1Regional Director, Centre for Environment and Development, Hyderabad & Geomatics Consultant
2Persuing M.Tech (Environmental Geomatics), JNTUH, Hyderabad, India

INTRODUCTION

There is an emerging consensus that urbanisation is critically important to international development, but considerable confusion over what urbanisation actually is, whether it is accelerating or slowing, whether it should be encouraged or discouraged, and more generally what the responses should be. This Working Paper reviews some key conceptual issues and summarises urbanisation trends. It ends with a brief review of urbanisation and sustainable development, concluding that while urbanisation brings serious challenges, attempts to inhibit urbanization through exclusionary policies are likely to be economically, socially and environmentally damaging. Moreover, with the right support urbanisation can become an important element of sustainable development.
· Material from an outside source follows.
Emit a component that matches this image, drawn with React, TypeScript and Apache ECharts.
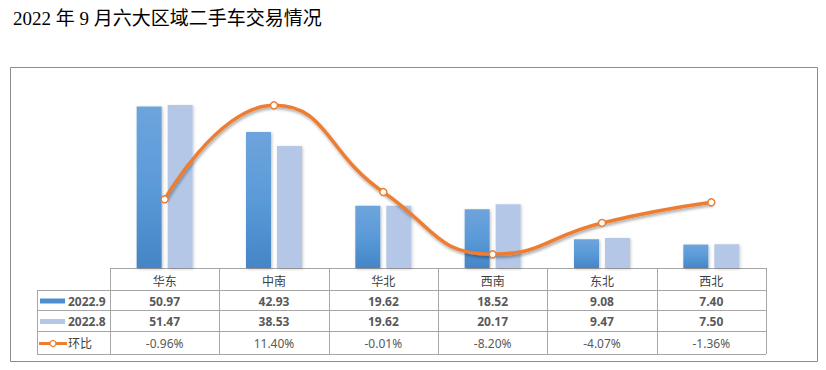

Urban or Built-up Land is comprised of areas of intensive use with much of the land covered by structures. Included in this category are cities, towns, villages, strip developments along highways, transportation, power, and communications facilities, and areas such as those occupied by mills, shopping centers, industrial and commercial complexes, and institutions that may, in some instances, be isolated from urban areas. Urbanisation in way, uses most of the land use land cover classes into built-up allowing certain percentage of vegetative areas as green spaces like Parks, As an advantage of urbanisation process, it coverts most of the wasteland categories into built-up or useful urban infrastructure related features such as play grounds, Graveyards, religious centres. The major land use that will completely diminishing due to urbanisation is the agriculture and some extent the smaller sized water bodies.
As development progresses, land having less intensive or nonconforming use may be located in the midst of urban or Built-up areas and will generally be included in this category. Agricultural land, forest, wetland, or water areas on the fringe of urban or Built-up areas will not be included except where they are surrounded and dominated by urban development. The Urban or Built-up category takes precedence over others when the criteria for more than one category are met. For example, residential areas that have sufficient tree cover to meet Forest Land criteria will be placed in the Residential category.